Names are important. They shouldn’t be but they are.
In their brilliant book, Freakonomics, US authors Steven D. Levitt and Stephen J. Dubner compile top ten lists of children’s names that are most likely to indicate low income backgrounds and low academic achievement. For example, the top five boy’s names that indicate low income and achievement (at the time the book was written are):
1.       Cody
2.       Travis
3.       Brandon
4.       Justin
5.       Tyler
What’s in a name? – Freakonomics
I am, by day, a secondary teacher and it’s a well-recognised if informally recognised phenomena in schools. There are such things as “naughty names”. In a class of thirty UK children I am likely to spend more time managing the behaviour of Liams, Ryans and Callums than any other name. I am deeply unlikely to have issues with a Richard, David or Michael.  And, of course, the “naughty names” I experience now will be different to the naughty names of the past and future. When I was growing up, Wayne, Shane and Kevin were probably the naughtiest names. Probably.
It is obvious that the names don’t cause the child’s bad behaviour. That’s very poor logic. That’s as mad as saying that having lots of books in a house makes a child clever. What is happening is that both the child and the name have a common origin, that is, their parents. Just as highly-educated and supportive parents tend to have lots of books in their houses (and call their sons David, Michael and Richard) so do poorly-educated and apathetic parents tend to give their sons names like Liam, Ryan or Callum. By the way, this has absolutely nothing to do with the ethnic origins of these names. It has far more to do with the kinds of families who pick certain names for their children. And the reason why they pick these names? Fashion. Cultural influences. The names of family members or personal role models.

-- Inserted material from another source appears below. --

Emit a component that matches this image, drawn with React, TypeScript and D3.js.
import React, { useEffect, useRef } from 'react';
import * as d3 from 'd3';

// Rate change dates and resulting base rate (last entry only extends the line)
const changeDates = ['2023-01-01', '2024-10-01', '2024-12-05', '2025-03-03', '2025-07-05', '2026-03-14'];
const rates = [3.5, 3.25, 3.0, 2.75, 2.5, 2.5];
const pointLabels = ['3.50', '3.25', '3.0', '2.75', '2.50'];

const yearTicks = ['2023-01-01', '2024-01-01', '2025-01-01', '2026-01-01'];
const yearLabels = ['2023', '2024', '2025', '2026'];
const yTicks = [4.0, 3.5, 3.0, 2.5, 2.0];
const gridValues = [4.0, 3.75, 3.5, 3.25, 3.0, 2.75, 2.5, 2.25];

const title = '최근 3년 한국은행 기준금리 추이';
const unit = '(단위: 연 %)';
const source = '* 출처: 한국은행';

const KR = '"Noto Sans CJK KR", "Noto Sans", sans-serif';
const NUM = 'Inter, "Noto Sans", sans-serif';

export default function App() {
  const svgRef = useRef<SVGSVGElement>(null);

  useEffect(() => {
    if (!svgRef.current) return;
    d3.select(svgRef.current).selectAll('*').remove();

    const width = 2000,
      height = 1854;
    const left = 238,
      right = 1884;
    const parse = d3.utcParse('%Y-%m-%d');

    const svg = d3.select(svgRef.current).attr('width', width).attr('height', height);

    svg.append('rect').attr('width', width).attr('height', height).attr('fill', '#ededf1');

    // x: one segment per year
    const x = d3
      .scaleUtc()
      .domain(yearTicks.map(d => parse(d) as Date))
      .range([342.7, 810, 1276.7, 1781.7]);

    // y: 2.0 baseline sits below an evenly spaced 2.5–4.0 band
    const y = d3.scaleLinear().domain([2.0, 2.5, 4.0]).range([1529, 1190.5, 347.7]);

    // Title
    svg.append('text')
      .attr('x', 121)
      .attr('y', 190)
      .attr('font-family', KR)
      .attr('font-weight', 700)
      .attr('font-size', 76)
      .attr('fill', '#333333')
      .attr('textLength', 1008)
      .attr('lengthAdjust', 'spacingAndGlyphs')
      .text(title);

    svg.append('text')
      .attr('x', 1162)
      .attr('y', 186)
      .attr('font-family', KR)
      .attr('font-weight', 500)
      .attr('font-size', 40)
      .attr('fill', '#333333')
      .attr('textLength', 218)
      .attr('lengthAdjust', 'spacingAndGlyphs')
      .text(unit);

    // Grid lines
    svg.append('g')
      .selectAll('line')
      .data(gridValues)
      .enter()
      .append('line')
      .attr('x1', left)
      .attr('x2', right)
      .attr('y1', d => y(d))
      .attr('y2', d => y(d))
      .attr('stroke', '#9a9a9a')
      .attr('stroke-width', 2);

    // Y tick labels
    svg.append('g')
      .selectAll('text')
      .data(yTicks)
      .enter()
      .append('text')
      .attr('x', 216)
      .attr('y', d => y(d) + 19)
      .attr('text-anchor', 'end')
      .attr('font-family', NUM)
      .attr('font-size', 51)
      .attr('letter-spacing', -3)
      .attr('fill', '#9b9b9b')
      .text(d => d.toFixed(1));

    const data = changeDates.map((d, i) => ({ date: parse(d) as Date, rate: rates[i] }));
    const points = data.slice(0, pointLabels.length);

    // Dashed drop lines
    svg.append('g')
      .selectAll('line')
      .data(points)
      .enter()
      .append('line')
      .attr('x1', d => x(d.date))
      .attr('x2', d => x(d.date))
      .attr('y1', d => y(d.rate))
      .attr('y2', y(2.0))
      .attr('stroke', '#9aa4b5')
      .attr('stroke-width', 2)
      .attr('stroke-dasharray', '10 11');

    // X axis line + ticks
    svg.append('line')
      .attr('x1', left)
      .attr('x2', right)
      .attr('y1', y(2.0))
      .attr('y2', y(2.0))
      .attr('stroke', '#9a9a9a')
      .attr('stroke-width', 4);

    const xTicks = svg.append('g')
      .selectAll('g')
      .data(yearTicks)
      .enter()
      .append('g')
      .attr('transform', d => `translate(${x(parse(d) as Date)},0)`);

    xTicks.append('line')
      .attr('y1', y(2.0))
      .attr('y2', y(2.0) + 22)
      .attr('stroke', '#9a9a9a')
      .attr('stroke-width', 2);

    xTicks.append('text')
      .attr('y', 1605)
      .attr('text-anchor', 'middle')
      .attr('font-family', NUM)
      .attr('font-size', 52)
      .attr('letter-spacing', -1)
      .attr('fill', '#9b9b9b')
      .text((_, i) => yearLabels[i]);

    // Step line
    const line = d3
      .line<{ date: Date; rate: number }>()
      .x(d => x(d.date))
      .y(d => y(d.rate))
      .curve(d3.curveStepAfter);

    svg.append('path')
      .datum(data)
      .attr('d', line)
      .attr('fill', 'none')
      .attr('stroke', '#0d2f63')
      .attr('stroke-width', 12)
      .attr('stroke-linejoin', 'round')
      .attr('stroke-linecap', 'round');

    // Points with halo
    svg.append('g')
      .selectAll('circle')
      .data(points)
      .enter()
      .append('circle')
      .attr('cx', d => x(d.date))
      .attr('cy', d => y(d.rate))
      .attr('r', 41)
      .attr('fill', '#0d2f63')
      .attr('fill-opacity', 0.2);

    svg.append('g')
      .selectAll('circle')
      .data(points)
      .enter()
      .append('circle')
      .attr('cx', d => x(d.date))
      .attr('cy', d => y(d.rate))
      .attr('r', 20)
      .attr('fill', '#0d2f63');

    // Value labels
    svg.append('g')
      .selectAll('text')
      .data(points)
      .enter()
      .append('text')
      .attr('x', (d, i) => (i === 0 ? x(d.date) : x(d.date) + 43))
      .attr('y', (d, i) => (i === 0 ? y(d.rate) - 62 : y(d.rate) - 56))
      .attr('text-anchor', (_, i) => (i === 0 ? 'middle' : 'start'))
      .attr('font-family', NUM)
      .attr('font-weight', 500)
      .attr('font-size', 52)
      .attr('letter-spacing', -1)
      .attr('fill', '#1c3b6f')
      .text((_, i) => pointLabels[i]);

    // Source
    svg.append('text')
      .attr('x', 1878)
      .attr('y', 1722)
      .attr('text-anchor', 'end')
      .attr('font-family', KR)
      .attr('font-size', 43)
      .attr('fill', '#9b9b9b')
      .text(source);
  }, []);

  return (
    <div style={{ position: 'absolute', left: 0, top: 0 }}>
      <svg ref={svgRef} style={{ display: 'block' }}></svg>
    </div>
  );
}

With books, it’s not much different. The book title does not dictate the book’s contents but the choice of title tells us something, if only a little, about the author and, without a doubt, influences our decision on whether to read the book or not.
I’m deeply unlikely to pick up novels called Mayfair Glitz, My Sister’s Diary, Yummy Mummies Rule OK, or Forbidden Passions. They speak of genres and writing styles that have no appeal to me. Whereas I’ve pick up and read What To Do When Someone Dies, The Dark Side Of The Sun and Magic Kingdom For Sale purely on the strength of the title and have been, by turns, intrigued, thrilled and charmed.
So, when it comes to our own novel, Heide and I ought to pick a name with care. It won’t influence anyone’s reading enjoyment but it will influence whether they give it a go or not.
So what do we go for?
We could go for something simple and unpretentious, e.g.
·         Clovenhoof
·         Mr Clovenhoof
·         Jeremy Clovenhoof
But although these titles are simple and unpretentious, they’re hardly enticing. I’m not sure if this kind of title would make me reach for the book with curiosity. The next option is to use the time-honoured method of stealing a famous saying, quote, film or song title and claiming it as our own.
·         Sympathy for the Devil
·         Better the Devil you know
·         Who prays for Satan?*
·         The Devil’s Party**
We could even twist a pre-existing title or saying to our own ends by omitting or substituting certain words.
·         The Devil Came Down To Sutton (instead of The Devil Came Down To Georgia)
·         The Devil Moves In (instead of The Devil Rides Out)
Heide and I blasphemously experimented with taking hymn titles and replacing the word God or Jesus with Satan e.g.
·         Satan: My Happy Home
·         What a friend we have in Satan (I quite like this one)
·         Satan wants me for a Sunbeam
Or we could just try to encapsulate the story within a title:
·         The Devil Next Door
·         Hell on Earth
But then that just leads us to the ridiculous:
·         The Funny Things That Happened When The Devil Came To Earth And Moved Into A Flat In Sutton Coldfield
Perhaps we’re missing a trick or the possibility of a really cool or clever title. This Wednesday, we’ll be playing index card games with our friends at Birmingham Writers’ Group and maybe their suggests will be much cleverer than ours.
But dear reader, perhaps you have ideas of your own?
*  This comes from a quote by Mark Twain which I think almost sums up our novel’s view of Satan and therefore does appeal to me: “But who prays for Satan? Who, in eighteen centuries, has had the common humanity to pray for the one sinner that needed it most?”
** This comes from Blake’s quote about Milton being of the ‘Devil’s party’ without knowing it.